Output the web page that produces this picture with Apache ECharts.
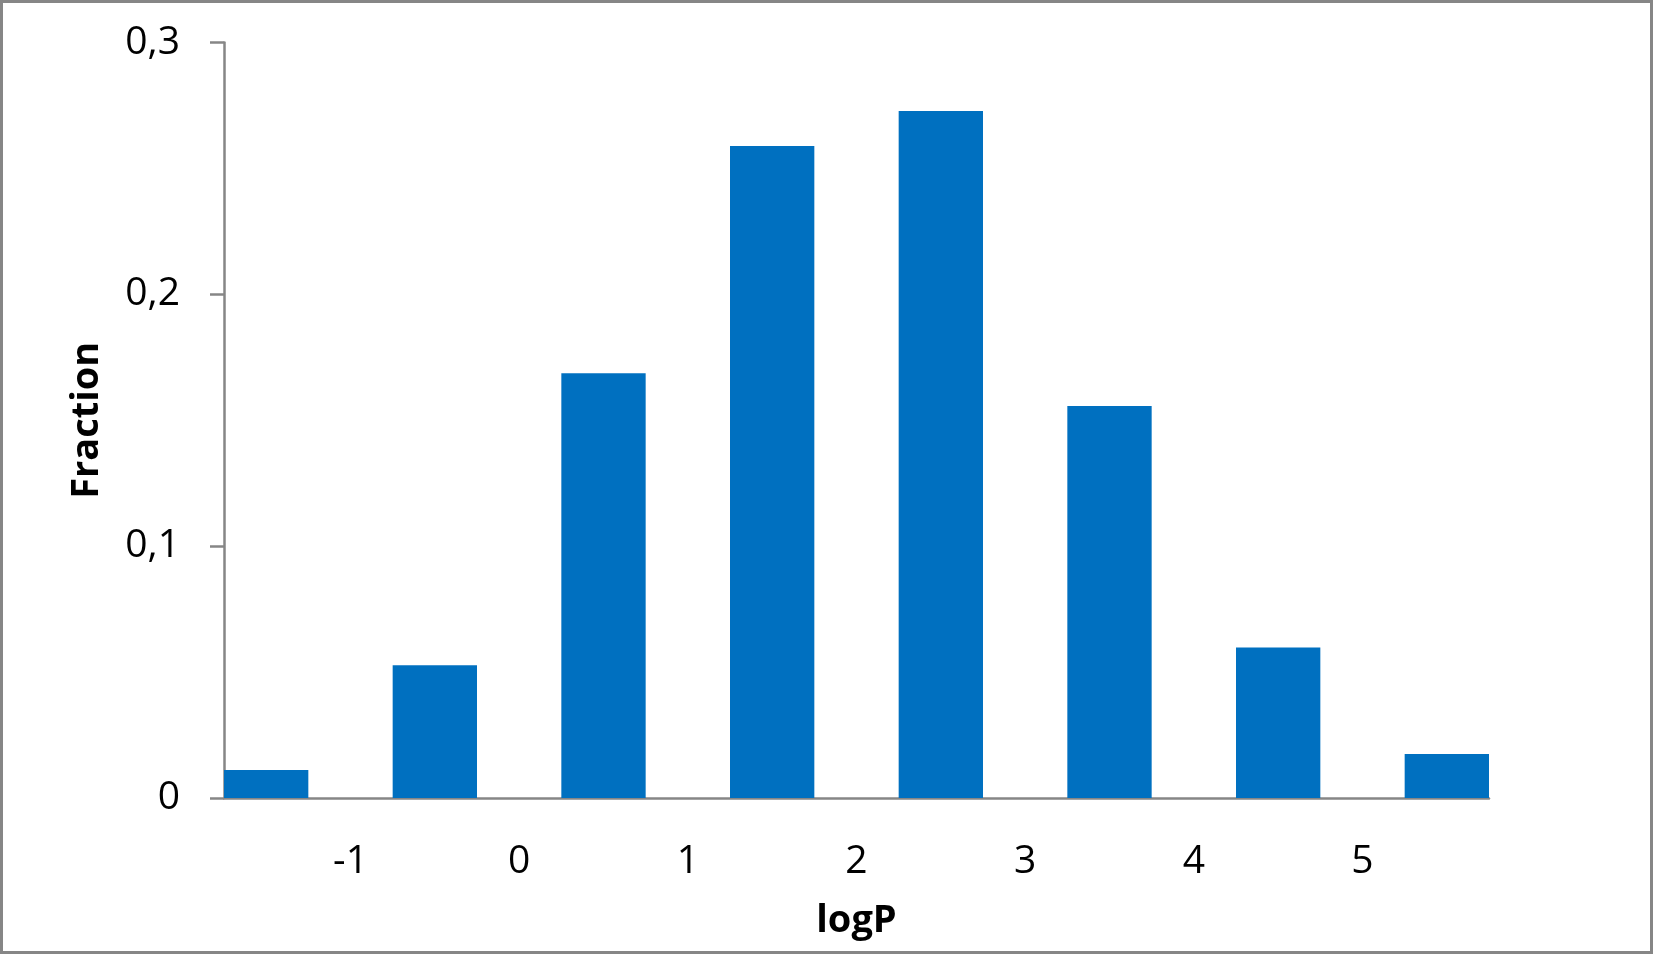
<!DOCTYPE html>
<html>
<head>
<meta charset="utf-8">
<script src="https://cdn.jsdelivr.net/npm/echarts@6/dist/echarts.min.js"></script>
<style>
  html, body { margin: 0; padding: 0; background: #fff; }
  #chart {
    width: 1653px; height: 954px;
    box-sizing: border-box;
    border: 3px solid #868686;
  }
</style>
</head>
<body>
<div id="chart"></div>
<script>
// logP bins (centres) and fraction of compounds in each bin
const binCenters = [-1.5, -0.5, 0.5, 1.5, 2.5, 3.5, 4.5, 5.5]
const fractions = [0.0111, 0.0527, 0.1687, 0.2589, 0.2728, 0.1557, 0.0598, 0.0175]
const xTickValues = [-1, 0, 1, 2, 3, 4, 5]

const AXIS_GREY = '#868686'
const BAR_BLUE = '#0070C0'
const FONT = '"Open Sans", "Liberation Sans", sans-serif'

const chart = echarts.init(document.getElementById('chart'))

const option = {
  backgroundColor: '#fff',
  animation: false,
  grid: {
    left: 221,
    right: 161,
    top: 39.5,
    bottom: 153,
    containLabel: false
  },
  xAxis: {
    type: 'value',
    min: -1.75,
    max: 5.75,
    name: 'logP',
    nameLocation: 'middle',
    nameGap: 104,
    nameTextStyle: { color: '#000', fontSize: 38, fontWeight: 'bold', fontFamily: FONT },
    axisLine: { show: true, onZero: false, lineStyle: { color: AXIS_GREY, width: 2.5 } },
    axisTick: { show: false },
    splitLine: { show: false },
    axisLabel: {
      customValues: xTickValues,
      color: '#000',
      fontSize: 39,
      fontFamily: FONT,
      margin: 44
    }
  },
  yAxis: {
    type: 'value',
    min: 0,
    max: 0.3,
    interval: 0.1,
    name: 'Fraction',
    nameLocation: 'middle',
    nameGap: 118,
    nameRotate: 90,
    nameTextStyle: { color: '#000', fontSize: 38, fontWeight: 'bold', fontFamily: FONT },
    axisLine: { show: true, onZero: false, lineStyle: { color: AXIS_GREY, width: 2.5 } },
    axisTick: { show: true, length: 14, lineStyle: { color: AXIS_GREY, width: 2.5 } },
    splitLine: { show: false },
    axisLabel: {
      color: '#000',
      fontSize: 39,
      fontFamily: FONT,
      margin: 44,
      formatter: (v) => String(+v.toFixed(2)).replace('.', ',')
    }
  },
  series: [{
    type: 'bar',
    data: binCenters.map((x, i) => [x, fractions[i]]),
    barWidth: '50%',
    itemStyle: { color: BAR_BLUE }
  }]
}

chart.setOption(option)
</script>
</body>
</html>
---
## Job
Return the material line for line, from its beginning to the line that contains "const chart = echarts.init(document.getElementById('chart'))", with the pictures left out.

## The response
Output the web page that produces this picture with Apache ECharts.
<!DOCTYPE html>
<html>
<head>
<meta charset="utf-8">
<script src="https://cdn.jsdelivr.net/npm/echarts@6/dist/echarts.min.js"></script>
<style>
  html, body { margin: 0; padding: 0; background: #fff; }
  #chart {
    width: 1653px; height: 954px;
    box-sizing: border-box;
    border: 3px solid #868686;
  }
</style>
</head>
<body>
<div id="chart"></div>
<script>
// logP bins (centres) and fraction of compounds in each bin
const binCenters = [-1.5, -0.5, 0.5, 1.5, 2.5, 3.5, 4.5, 5.5]
const fractions = [0.0111, 0.0527, 0.1687, 0.2589, 0.2728, 0.1557, 0.0598, 0.0175]
const xTickValues = [-1, 0, 1, 2, 3, 4, 5]

const AXIS_GREY = '#868686'
const BAR_BLUE = '#0070C0'
const FONT = '"Open Sans", "Liberation Sans", sans-serif'

const chart = echarts.init(document.getElementById('chart'))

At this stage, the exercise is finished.